_WHAT YOU NEED TO DO_:
Give back exactly the lines from the beginning of the listing below to the line holding "(6,8) rectangle (2115,1017);", both ends included; the pictures stay out.

_DATA EXTRACT_:
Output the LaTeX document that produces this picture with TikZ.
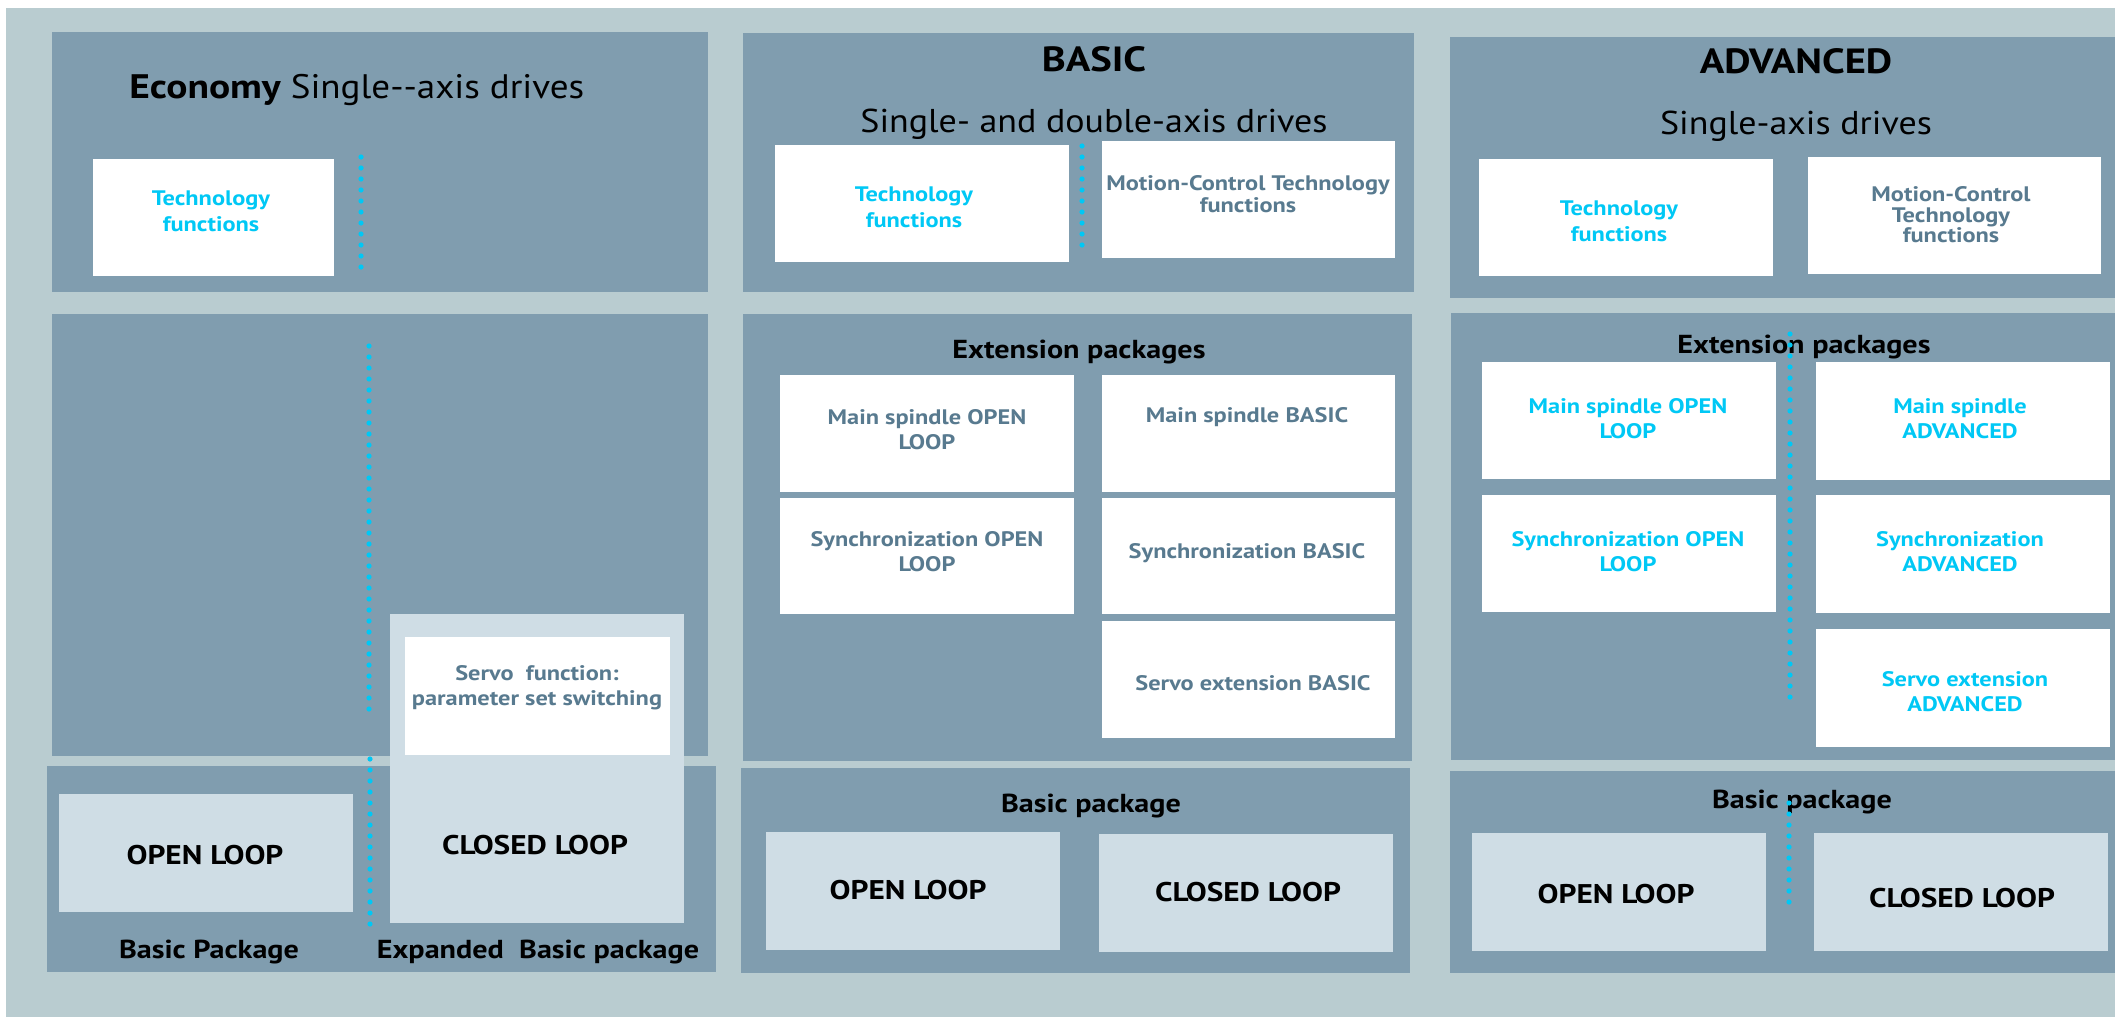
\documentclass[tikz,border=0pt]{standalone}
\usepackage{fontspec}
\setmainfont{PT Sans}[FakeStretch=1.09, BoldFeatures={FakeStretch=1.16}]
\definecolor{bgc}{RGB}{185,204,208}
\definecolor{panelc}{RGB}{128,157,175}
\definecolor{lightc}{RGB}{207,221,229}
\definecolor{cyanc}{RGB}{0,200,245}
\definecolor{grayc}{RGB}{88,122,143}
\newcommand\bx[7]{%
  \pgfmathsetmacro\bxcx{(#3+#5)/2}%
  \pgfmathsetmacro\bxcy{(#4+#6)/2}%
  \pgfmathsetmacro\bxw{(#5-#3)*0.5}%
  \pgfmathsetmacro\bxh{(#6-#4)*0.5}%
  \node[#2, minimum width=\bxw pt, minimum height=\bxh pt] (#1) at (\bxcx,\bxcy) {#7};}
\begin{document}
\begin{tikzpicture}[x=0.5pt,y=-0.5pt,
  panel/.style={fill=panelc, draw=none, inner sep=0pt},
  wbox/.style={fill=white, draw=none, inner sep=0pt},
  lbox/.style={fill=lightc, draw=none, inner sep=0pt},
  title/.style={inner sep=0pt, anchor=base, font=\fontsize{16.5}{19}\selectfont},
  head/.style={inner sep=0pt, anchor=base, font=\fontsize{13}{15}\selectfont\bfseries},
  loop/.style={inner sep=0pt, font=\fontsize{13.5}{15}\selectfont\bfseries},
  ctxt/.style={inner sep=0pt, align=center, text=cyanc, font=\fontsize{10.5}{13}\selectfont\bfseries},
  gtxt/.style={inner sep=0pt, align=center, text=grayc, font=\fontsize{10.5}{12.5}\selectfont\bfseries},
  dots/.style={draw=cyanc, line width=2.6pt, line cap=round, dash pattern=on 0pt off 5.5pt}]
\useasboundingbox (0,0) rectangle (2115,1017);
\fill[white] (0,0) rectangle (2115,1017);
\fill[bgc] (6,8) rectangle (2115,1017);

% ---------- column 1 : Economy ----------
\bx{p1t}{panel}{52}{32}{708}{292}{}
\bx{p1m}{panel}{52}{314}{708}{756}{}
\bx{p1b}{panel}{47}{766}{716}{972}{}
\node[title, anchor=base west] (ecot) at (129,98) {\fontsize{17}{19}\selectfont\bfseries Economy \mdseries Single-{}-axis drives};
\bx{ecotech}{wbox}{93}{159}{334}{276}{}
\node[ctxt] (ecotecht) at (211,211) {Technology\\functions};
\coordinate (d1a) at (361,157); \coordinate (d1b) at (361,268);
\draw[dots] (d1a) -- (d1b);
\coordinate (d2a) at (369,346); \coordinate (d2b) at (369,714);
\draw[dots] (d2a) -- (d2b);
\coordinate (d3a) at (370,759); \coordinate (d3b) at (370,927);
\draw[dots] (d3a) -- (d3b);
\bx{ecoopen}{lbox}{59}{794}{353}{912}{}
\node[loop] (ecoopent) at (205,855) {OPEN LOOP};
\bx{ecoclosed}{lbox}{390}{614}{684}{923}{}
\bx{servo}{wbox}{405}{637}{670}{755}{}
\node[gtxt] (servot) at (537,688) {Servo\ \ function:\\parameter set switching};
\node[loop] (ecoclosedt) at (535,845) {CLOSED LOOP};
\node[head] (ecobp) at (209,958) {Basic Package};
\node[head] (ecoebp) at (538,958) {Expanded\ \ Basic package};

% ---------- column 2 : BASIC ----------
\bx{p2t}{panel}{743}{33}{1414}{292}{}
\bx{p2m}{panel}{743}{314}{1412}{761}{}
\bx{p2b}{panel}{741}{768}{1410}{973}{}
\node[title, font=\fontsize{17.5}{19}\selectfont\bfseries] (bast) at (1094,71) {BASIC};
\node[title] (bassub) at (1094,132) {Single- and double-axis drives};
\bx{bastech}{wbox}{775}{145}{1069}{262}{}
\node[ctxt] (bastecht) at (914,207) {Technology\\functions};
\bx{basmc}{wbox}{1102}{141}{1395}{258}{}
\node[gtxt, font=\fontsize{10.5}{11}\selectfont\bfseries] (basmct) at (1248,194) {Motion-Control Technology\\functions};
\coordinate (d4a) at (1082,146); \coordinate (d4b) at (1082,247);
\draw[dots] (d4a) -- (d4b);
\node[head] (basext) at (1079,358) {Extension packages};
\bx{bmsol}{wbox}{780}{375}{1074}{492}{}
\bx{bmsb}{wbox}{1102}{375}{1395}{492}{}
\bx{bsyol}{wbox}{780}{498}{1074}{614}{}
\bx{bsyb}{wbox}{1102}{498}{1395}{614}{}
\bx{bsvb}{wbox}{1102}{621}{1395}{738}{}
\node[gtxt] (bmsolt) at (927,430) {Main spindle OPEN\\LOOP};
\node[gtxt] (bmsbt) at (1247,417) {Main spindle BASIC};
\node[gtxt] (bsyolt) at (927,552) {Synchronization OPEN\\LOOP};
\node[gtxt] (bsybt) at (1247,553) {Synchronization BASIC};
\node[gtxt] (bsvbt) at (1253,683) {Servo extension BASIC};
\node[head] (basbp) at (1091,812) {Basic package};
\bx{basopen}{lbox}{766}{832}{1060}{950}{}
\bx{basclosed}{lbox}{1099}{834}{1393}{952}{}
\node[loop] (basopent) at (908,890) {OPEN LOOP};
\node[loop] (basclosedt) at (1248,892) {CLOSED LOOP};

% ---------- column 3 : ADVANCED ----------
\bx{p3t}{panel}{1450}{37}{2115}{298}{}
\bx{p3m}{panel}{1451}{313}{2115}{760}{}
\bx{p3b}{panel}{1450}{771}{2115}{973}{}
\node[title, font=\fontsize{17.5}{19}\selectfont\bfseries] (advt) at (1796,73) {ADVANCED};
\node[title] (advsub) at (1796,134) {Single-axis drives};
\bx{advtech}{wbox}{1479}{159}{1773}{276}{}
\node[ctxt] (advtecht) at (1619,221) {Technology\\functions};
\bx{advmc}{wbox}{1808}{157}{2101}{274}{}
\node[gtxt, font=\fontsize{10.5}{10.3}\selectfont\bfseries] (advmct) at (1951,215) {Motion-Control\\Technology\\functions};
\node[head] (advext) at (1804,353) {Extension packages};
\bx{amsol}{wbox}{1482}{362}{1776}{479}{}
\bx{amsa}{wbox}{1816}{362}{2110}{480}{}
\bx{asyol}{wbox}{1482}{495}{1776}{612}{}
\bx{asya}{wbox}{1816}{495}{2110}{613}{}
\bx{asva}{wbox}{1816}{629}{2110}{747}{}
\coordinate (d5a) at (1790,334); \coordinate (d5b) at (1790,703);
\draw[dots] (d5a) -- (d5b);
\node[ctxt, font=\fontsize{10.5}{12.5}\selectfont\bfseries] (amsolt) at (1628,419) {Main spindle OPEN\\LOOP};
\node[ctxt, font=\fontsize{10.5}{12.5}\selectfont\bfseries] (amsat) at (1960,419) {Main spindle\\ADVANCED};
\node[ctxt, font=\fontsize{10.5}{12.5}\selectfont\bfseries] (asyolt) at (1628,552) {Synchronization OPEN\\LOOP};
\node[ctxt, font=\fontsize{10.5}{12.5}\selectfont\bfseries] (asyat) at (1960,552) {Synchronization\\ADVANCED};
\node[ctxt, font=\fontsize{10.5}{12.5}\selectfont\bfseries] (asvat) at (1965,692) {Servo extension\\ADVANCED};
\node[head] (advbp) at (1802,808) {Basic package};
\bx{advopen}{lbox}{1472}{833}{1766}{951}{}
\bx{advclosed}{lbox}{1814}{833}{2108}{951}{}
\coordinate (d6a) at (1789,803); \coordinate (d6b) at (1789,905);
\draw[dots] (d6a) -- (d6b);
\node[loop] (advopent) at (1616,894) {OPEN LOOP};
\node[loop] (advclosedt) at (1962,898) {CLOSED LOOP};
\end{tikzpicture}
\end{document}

_RESULT_:
Output the LaTeX document that produces this picture with TikZ.
\documentclass[tikz,border=0pt]{standalone}
\usepackage{fontspec}
\setmainfont{PT Sans}[FakeStretch=1.09, BoldFeatures={FakeStretch=1.16}]
\definecolor{bgc}{RGB}{185,204,208}
\definecolor{panelc}{RGB}{128,157,175}
\definecolor{lightc}{RGB}{207,221,229}
\definecolor{cyanc}{RGB}{0,200,245}
\definecolor{grayc}{RGB}{88,122,143}
\newcommand\bx[7]{%
  \pgfmathsetmacro\bxcx{(#3+#5)/2}%
  \pgfmathsetmacro\bxcy{(#4+#6)/2}%
  \pgfmathsetmacro\bxw{(#5-#3)*0.5}%
  \pgfmathsetmacro\bxh{(#6-#4)*0.5}%
  \node[#2, minimum width=\bxw pt, minimum height=\bxh pt] (#1) at (\bxcx,\bxcy) {#7};}
\begin{document}
\begin{tikzpicture}[x=0.5pt,y=-0.5pt,
  panel/.style={fill=panelc, draw=none, inner sep=0pt},
  wbox/.style={fill=white, draw=none, inner sep=0pt},
  lbox/.style={fill=lightc, draw=none, inner sep=0pt},
  title/.style={inner sep=0pt, anchor=base, font=\fontsize{16.5}{19}\selectfont},
  head/.style={inner sep=0pt, anchor=base, font=\fontsize{13}{15}\selectfont\bfseries},
  loop/.style={inner sep=0pt, font=\fontsize{13.5}{15}\selectfont\bfseries},
  ctxt/.style={inner sep=0pt, align=center, text=cyanc, font=\fontsize{10.5}{13}\selectfont\bfseries},
  gtxt/.style={inner sep=0pt, align=center, text=grayc, font=\fontsize{10.5}{12.5}\selectfont\bfseries},
  dots/.style={draw=cyanc, line width=2.6pt, line cap=round, dash pattern=on 0pt off 5.5pt}]
\useasboundingbox (0,0) rectangle (2115,1017);
\fill[white] (0,0) rectangle (2115,1017);
\fill[bgc] (6,8) rectangle (2115,1017);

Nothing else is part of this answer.